_PROVIDED DATA_
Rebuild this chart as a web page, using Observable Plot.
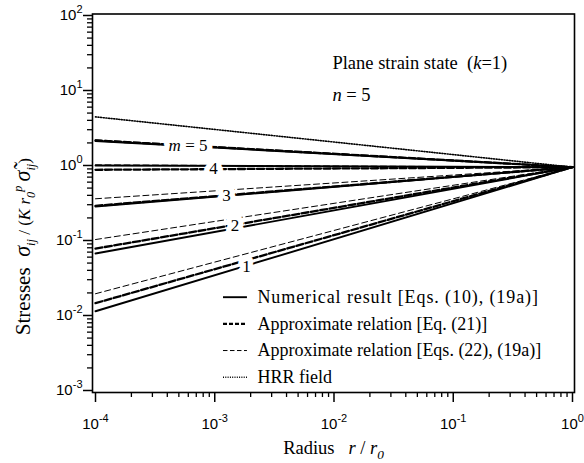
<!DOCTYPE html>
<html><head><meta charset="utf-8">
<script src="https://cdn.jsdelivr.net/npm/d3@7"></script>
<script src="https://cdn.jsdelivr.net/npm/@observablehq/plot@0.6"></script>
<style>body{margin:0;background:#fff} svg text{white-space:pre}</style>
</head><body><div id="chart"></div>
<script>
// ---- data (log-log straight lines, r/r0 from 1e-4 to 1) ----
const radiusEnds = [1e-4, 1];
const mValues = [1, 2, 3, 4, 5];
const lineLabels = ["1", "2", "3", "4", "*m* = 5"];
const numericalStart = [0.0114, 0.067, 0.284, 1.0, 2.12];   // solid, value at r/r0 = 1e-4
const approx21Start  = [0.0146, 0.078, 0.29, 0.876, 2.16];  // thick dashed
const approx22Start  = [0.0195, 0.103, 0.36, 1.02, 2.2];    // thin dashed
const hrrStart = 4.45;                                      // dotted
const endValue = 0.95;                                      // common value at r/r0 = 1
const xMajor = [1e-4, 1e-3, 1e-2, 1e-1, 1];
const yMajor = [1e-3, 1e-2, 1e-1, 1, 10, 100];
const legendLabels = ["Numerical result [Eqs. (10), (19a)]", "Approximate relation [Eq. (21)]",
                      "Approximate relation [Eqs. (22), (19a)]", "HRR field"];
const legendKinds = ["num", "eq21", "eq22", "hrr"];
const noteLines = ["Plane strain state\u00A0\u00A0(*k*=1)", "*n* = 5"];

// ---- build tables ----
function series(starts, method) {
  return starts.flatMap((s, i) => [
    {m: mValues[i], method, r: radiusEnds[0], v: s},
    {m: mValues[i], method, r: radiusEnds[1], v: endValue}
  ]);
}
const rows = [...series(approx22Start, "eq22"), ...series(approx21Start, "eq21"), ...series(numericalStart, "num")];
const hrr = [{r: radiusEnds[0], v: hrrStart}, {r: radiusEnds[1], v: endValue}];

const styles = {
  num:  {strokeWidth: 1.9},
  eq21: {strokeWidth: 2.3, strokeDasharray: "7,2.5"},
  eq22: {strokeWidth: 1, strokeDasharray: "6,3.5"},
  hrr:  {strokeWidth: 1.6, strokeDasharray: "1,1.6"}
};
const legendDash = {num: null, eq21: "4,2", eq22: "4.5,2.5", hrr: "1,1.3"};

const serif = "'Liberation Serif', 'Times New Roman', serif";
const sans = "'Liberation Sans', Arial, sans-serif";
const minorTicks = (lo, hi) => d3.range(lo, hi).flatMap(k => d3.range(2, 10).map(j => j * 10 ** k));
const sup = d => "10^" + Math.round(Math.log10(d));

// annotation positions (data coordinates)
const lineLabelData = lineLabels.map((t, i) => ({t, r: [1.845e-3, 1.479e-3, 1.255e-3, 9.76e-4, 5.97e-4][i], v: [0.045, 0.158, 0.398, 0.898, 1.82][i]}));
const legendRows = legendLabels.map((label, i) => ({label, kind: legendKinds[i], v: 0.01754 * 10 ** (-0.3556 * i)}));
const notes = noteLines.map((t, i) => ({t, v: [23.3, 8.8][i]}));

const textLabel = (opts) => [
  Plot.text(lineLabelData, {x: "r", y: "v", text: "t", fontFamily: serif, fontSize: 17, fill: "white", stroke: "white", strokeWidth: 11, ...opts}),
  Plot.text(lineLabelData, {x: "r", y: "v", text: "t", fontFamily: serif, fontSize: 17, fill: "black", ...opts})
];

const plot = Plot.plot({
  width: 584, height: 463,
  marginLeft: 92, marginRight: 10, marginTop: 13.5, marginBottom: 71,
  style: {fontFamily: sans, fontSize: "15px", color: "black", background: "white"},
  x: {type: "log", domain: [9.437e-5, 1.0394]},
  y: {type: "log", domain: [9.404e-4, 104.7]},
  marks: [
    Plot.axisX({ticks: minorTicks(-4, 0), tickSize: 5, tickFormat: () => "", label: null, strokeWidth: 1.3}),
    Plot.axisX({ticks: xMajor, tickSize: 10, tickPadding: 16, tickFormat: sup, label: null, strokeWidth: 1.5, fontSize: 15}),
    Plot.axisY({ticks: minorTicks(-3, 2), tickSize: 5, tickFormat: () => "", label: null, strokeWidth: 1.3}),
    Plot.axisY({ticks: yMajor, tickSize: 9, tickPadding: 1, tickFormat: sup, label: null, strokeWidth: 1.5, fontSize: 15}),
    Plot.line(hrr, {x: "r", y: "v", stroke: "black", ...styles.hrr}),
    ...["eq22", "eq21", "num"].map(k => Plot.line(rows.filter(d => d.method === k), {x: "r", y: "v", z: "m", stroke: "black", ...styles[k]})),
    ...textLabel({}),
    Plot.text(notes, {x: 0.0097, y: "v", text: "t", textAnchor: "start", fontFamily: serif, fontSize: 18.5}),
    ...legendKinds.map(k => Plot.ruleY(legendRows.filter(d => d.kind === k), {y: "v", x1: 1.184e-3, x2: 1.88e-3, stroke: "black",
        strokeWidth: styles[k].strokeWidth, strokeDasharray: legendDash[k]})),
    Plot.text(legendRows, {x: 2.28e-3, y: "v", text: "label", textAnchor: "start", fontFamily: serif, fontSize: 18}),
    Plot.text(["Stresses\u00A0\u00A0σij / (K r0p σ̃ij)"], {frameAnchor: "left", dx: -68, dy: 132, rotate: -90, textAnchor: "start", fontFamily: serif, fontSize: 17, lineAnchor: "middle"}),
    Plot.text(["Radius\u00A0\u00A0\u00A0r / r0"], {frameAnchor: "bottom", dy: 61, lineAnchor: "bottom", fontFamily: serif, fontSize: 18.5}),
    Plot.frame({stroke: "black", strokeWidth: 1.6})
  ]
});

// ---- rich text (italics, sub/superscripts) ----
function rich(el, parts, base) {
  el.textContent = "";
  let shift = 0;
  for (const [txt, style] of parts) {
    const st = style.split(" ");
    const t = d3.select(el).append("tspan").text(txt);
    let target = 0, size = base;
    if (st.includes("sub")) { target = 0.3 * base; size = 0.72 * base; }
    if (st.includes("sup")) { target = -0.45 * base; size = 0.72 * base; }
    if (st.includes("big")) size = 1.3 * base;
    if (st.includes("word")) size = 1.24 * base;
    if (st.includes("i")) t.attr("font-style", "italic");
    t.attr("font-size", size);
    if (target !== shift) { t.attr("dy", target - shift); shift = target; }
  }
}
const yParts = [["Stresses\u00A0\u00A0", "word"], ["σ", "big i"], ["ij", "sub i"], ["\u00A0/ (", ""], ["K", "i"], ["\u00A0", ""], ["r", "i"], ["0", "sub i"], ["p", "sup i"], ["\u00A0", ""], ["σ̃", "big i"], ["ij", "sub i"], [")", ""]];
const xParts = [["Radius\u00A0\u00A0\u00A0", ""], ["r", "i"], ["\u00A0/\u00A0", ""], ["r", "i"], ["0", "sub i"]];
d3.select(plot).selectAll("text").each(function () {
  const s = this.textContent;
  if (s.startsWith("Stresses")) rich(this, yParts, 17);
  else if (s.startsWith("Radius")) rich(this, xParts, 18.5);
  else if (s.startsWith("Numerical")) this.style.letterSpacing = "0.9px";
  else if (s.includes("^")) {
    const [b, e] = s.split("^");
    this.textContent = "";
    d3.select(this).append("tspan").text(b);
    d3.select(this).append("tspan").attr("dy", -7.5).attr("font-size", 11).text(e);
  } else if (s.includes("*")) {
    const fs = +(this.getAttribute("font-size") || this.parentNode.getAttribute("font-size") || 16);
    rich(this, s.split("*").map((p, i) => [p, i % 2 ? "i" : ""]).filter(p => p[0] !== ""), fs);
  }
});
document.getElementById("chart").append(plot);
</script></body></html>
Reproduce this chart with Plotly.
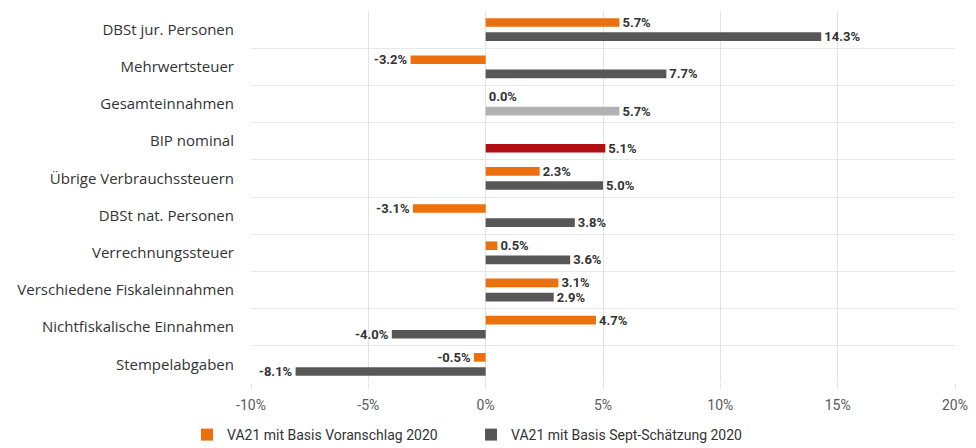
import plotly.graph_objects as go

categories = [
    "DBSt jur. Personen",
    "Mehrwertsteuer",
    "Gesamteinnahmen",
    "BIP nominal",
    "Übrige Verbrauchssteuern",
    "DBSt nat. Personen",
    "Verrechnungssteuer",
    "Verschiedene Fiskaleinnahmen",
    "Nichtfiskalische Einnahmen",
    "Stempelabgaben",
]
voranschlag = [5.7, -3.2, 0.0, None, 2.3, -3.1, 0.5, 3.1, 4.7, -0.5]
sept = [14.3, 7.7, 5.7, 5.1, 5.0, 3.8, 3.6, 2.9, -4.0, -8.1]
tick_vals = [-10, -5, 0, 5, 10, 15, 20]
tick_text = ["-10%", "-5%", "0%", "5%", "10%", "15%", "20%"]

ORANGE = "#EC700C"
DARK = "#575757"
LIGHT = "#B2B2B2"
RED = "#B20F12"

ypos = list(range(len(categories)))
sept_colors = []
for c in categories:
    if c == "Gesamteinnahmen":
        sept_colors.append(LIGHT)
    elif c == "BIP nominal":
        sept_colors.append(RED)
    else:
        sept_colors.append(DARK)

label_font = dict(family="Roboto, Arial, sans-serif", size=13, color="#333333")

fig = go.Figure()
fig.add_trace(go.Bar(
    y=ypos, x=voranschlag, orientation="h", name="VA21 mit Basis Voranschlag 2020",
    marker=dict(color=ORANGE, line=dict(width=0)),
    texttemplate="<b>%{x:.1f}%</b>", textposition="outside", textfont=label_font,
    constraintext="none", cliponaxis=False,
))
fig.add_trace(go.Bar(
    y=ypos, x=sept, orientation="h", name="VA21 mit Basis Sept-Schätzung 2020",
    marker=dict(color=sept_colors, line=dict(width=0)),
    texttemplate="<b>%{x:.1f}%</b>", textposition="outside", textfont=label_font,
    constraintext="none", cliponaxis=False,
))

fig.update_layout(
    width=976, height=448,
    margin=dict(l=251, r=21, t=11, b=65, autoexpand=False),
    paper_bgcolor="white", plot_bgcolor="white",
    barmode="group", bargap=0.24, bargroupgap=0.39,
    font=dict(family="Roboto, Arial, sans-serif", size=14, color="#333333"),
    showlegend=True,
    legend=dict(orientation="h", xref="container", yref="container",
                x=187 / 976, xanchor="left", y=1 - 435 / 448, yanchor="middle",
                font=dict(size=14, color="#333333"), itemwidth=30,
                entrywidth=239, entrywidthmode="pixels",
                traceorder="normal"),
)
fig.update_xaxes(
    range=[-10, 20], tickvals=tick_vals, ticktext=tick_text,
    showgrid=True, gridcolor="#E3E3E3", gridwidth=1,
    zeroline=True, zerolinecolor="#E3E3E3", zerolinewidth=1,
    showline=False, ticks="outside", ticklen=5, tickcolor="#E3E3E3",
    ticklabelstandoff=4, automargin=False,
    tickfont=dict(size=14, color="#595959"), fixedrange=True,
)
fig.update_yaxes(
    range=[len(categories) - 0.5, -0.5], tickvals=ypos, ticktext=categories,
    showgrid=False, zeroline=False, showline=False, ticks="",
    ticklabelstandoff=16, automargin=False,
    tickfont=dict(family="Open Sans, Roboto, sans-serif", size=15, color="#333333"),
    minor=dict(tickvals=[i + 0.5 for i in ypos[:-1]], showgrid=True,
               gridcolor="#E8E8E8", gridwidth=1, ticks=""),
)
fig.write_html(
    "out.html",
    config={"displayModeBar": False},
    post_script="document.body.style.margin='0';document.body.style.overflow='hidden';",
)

_WHAT YOU ARE ASKED TO DO_
Begin with the line that contains "Reproduce this chart with Plotly." and end with the line that contains "import plotly.graph_objects as go"; write out both and all lines between exactly, but no pictures.

_TASK ANSWER_
Reproduce this chart with Plotly.
import plotly.graph_objects as go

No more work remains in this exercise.